** begin DATASET CONTENT **

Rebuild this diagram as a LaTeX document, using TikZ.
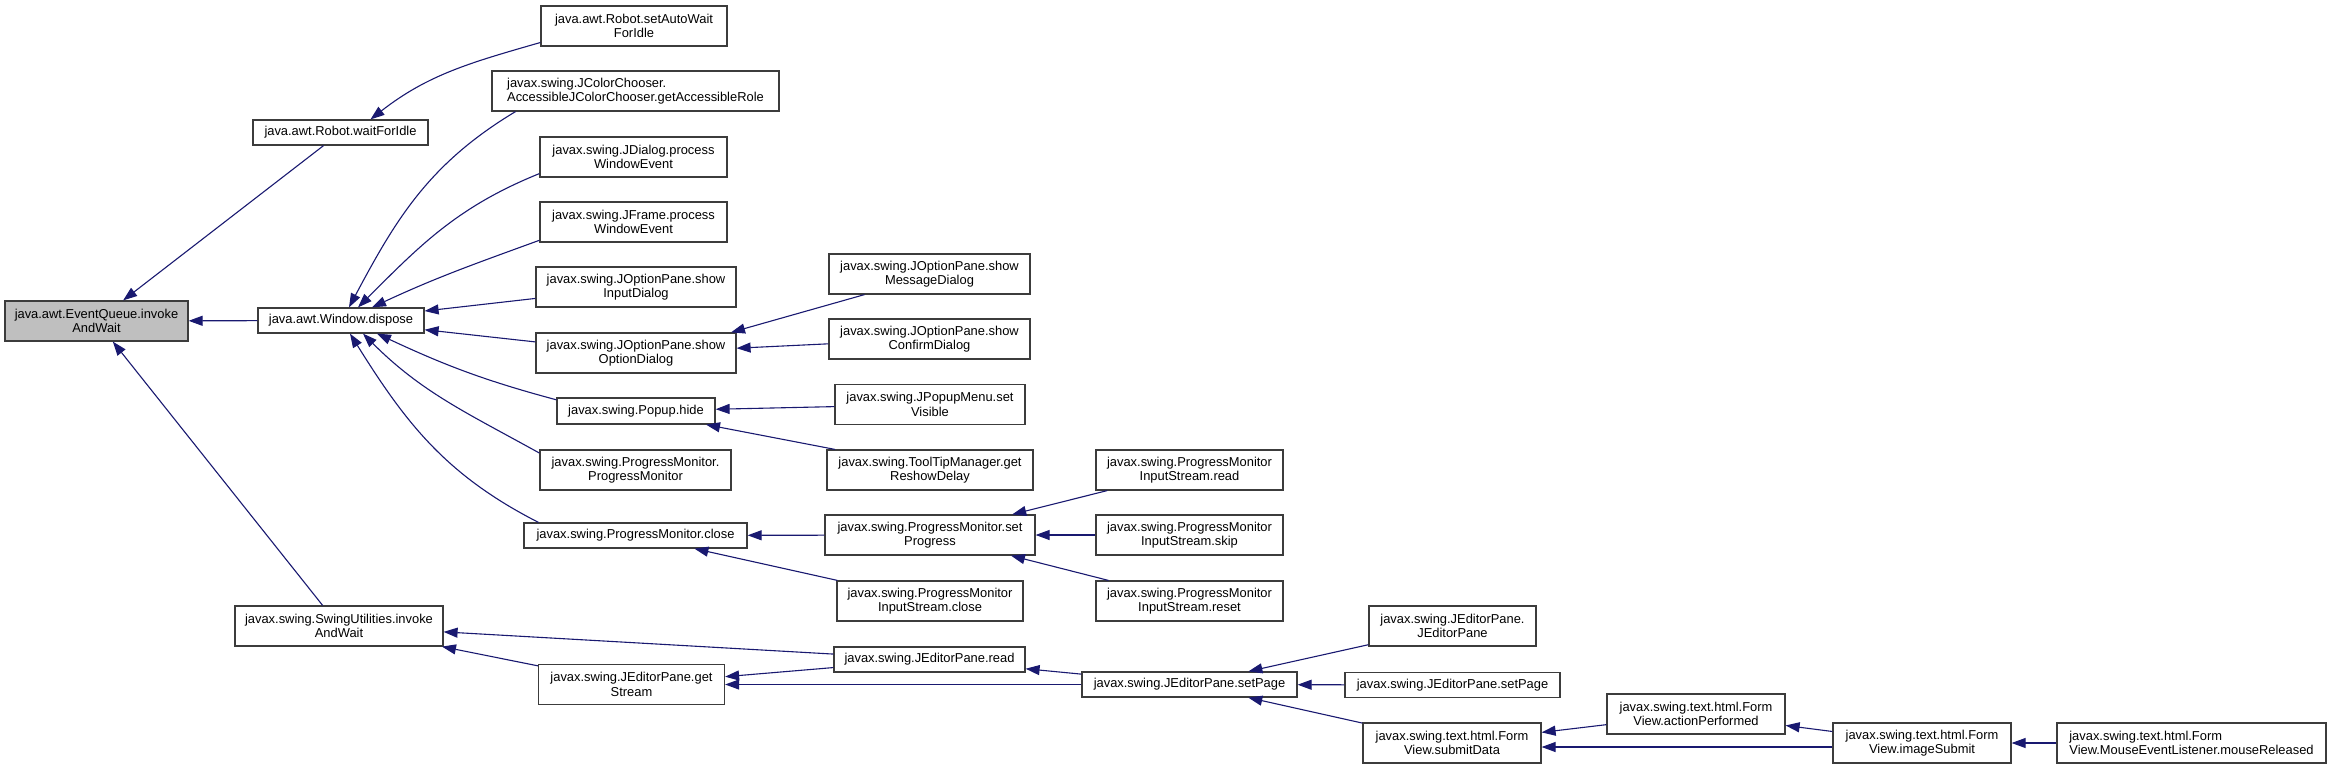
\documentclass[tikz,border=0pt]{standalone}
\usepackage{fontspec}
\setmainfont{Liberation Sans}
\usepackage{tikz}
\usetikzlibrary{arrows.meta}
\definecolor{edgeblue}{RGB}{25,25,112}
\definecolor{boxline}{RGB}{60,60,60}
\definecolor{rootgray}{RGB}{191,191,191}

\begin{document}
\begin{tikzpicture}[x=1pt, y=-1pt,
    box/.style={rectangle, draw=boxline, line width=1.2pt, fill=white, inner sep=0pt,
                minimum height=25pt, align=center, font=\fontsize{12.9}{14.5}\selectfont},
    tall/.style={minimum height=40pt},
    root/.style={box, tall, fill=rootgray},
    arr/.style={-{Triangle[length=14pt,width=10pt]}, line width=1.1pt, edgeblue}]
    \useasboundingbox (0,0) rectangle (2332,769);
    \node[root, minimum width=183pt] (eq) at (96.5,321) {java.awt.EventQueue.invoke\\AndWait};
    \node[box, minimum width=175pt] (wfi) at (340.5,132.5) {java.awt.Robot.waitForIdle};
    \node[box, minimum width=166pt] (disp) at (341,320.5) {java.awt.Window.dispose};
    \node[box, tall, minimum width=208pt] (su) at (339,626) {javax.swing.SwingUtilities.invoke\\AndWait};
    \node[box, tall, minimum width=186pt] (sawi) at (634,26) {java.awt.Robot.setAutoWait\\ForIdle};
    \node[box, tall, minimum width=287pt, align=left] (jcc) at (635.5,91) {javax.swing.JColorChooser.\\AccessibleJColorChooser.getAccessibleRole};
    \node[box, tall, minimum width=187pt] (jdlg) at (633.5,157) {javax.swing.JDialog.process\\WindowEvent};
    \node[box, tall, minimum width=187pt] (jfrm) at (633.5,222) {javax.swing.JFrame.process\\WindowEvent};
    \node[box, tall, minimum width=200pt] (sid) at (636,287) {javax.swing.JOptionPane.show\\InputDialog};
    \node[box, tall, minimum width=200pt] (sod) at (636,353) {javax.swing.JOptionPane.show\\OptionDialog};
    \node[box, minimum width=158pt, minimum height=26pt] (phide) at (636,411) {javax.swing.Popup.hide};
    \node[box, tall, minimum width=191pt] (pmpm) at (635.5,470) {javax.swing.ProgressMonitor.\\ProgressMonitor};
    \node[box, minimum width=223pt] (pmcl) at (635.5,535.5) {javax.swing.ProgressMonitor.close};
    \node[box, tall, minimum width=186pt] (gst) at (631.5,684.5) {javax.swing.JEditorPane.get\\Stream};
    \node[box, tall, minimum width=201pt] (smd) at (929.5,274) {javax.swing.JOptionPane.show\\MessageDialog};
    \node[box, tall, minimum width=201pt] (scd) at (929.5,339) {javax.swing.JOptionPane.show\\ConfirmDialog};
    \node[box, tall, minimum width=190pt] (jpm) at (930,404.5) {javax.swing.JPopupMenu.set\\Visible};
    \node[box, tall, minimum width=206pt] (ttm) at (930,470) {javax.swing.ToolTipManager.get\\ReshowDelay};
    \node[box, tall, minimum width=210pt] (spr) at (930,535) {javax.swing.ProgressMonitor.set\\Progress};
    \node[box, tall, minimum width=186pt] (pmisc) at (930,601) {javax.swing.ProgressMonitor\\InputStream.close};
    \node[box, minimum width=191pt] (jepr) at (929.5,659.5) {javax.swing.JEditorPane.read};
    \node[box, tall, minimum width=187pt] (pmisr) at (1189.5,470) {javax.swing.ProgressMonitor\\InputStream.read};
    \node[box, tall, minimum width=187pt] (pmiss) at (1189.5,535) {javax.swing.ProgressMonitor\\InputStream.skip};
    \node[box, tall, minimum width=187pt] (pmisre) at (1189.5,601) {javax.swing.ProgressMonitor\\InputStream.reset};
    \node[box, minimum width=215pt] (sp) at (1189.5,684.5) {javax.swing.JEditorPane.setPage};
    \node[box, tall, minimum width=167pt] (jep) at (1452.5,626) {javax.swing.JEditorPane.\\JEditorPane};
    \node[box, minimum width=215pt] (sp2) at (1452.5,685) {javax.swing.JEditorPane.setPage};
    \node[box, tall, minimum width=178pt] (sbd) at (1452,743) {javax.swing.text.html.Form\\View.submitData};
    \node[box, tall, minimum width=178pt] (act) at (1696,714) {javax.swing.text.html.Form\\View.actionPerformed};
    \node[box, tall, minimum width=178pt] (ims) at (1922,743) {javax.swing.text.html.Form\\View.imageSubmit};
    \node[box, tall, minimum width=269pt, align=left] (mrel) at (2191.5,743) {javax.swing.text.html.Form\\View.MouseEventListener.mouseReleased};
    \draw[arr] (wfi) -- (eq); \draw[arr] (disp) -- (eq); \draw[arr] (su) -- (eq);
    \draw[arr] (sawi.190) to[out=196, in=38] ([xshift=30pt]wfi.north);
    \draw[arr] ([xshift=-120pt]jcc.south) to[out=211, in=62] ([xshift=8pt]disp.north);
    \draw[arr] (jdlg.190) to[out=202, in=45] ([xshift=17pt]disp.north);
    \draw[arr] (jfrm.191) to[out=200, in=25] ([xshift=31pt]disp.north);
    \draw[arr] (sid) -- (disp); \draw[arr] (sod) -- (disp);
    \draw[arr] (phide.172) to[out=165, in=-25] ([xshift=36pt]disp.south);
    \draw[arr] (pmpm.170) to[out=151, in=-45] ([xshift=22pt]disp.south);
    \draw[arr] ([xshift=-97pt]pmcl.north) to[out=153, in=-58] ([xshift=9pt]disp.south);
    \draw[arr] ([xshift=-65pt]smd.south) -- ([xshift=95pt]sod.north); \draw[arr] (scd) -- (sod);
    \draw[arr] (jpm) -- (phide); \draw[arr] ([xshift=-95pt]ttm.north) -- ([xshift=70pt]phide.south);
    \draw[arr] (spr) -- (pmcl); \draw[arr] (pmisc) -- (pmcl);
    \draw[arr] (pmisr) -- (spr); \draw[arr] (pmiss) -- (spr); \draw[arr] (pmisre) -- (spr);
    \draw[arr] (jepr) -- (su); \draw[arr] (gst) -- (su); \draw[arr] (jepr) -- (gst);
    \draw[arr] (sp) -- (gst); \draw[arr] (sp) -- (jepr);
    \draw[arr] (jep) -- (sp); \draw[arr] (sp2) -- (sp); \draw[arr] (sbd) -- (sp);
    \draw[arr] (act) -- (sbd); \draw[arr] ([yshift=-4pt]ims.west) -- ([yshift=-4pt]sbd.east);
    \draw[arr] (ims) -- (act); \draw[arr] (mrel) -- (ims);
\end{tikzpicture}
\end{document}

** end DATASET CONTENT **

- [TASK INSTRUCTIONS]:
Go through the listing above and write it out again exactly, dropping the pictures.

- [FULL RESPONSE]:
Rebuild this diagram as a LaTeX document, using TikZ.
\documentclass[tikz,border=0pt]{standalone}
\usepackage{fontspec}
\setmainfont{Liberation Sans}
\usepackage{tikz}
\usetikzlibrary{arrows.meta}
\definecolor{edgeblue}{RGB}{25,25,112}
\definecolor{boxline}{RGB}{60,60,60}
\definecolor{rootgray}{RGB}{191,191,191}

\begin{document}
\begin{tikzpicture}[x=1pt, y=-1pt,
    box/.style={rectangle, draw=boxline, line width=1.2pt, fill=white, inner sep=0pt,
                minimum height=25pt, align=center, font=\fontsize{12.9}{14.5}\selectfont},
    tall/.style={minimum height=40pt},
    root/.style={box, tall, fill=rootgray},
    arr/.style={-{Triangle[length=14pt,width=10pt]}, line width=1.1pt, edgeblue}]
    \useasboundingbox (0,0) rectangle (2332,769);
    \node[root, minimum width=183pt] (eq) at (96.5,321) {java.awt.EventQueue.invoke\\AndWait};
    \node[box, minimum width=175pt] (wfi) at (340.5,132.5) {java.awt.Robot.waitForIdle};
    \node[box, minimum width=166pt] (disp) at (341,320.5) {java.awt.Window.dispose};
    \node[box, tall, minimum width=208pt] (su) at (339,626) {javax.swing.SwingUtilities.invoke\\AndWait};
    \node[box, tall, minimum width=186pt] (sawi) at (634,26) {java.awt.Robot.setAutoWait\\ForIdle};
    \node[box, tall, minimum width=287pt, align=left] (jcc) at (635.5,91) {javax.swing.JColorChooser.\\AccessibleJColorChooser.getAccessibleRole};
    \node[box, tall, minimum width=187pt] (jdlg) at (633.5,157) {javax.swing.JDialog.process\\WindowEvent};
    \node[box, tall, minimum width=187pt] (jfrm) at (633.5,222) {javax.swing.JFrame.process\\WindowEvent};
    \node[box, tall, minimum width=200pt] (sid) at (636,287) {javax.swing.JOptionPane.show\\InputDialog};
    \node[box, tall, minimum width=200pt] (sod) at (636,353) {javax.swing.JOptionPane.show\\OptionDialog};
    \node[box, minimum width=158pt, minimum height=26pt] (phide) at (636,411) {javax.swing.Popup.hide};
    \node[box, tall, minimum width=191pt] (pmpm) at (635.5,470) {javax.swing.ProgressMonitor.\\ProgressMonitor};
    \node[box, minimum width=223pt] (pmcl) at (635.5,535.5) {javax.swing.ProgressMonitor.close};
    \node[box, tall, minimum width=186pt] (gst) at (631.5,684.5) {javax.swing.JEditorPane.get\\Stream};
    \node[box, tall, minimum width=201pt] (smd) at (929.5,274) {javax.swing.JOptionPane.show\\MessageDialog};
    \node[box, tall, minimum width=201pt] (scd) at (929.5,339) {javax.swing.JOptionPane.show\\ConfirmDialog};
    \node[box, tall, minimum width=190pt] (jpm) at (930,404.5) {javax.swing.JPopupMenu.set\\Visible};
    \node[box, tall, minimum width=206pt] (ttm) at (930,470) {javax.swing.ToolTipManager.get\\ReshowDelay};
    \node[box, tall, minimum width=210pt] (spr) at (930,535) {javax.swing.ProgressMonitor.set\\Progress};
    \node[box, tall, minimum width=186pt] (pmisc) at (930,601) {javax.swing.ProgressMonitor\\InputStream.close};
    \node[box, minimum width=191pt] (jepr) at (929.5,659.5) {javax.swing.JEditorPane.read};
    \node[box, tall, minimum width=187pt] (pmisr) at (1189.5,470) {javax.swing.ProgressMonitor\\InputStream.read};
    \node[box, tall, minimum width=187pt] (pmiss) at (1189.5,535) {javax.swing.ProgressMonitor\\InputStream.skip};
    \node[box, tall, minimum width=187pt] (pmisre) at (1189.5,601) {javax.swing.ProgressMonitor\\InputStream.reset};
    \node[box, minimum width=215pt] (sp) at (1189.5,684.5) {javax.swing.JEditorPane.setPage};
    \node[box, tall, minimum width=167pt] (jep) at (1452.5,626) {javax.swing.JEditorPane.\\JEditorPane};
    \node[box, minimum width=215pt] (sp2) at (1452.5,685) {javax.swing.JEditorPane.setPage};
    \node[box, tall, minimum width=178pt] (sbd) at (1452,743) {javax.swing.text.html.Form\\View.submitData};
    \node[box, tall, minimum width=178pt] (act) at (1696,714) {javax.swing.text.html.Form\\View.actionPerformed};
    \node[box, tall, minimum width=178pt] (ims) at (1922,743) {javax.swing.text.html.Form\\View.imageSubmit};
    \node[box, tall, minimum width=269pt, align=left] (mrel) at (2191.5,743) {javax.swing.text.html.Form\\View.MouseEventListener.mouseReleased};
    \draw[arr] (wfi) -- (eq); \draw[arr] (disp) -- (eq); \draw[arr] (su) -- (eq);
    \draw[arr] (sawi.190) to[out=196, in=38] ([xshift=30pt]wfi.north);
    \draw[arr] ([xshift=-120pt]jcc.south) to[out=211, in=62] ([xshift=8pt]disp.north);
    \draw[arr] (jdlg.190) to[out=202, in=45] ([xshift=17pt]disp.north);
    \draw[arr] (jfrm.191) to[out=200, in=25] ([xshift=31pt]disp.north);
    \draw[arr] (sid) -- (disp); \draw[arr] (sod) -- (disp);
    \draw[arr] (phide.172) to[out=165, in=-25] ([xshift=36pt]disp.south);
    \draw[arr] (pmpm.170) to[out=151, in=-45] ([xshift=22pt]disp.south);
    \draw[arr] ([xshift=-97pt]pmcl.north) to[out=153, in=-58] ([xshift=9pt]disp.south);
    \draw[arr] ([xshift=-65pt]smd.south) -- ([xshift=95pt]sod.north); \draw[arr] (scd) -- (sod);
    \draw[arr] (jpm) -- (phide); \draw[arr] ([xshift=-95pt]ttm.north) -- ([xshift=70pt]phide.south);
    \draw[arr] (spr) -- (pmcl); \draw[arr] (pmisc) -- (pmcl);
    \draw[arr] (pmisr) -- (spr); \draw[arr] (pmiss) -- (spr); \draw[arr] (pmisre) -- (spr);
    \draw[arr] (jepr) -- (su); \draw[arr] (gst) -- (su); \draw[arr] (jepr) -- (gst);
    \draw[arr] (sp) -- (gst); \draw[arr] (sp) -- (jepr);
    \draw[arr] (jep) -- (sp); \draw[arr] (sp2) -- (sp); \draw[arr] (sbd) -- (sp);
    \draw[arr] (act) -- (sbd); \draw[arr] ([yshift=-4pt]ims.west) -- ([yshift=-4pt]sbd.east);
    \draw[arr] (ims) -- (act); \draw[arr] (mrel) -- (ims);
\end{tikzpicture}
\end{document}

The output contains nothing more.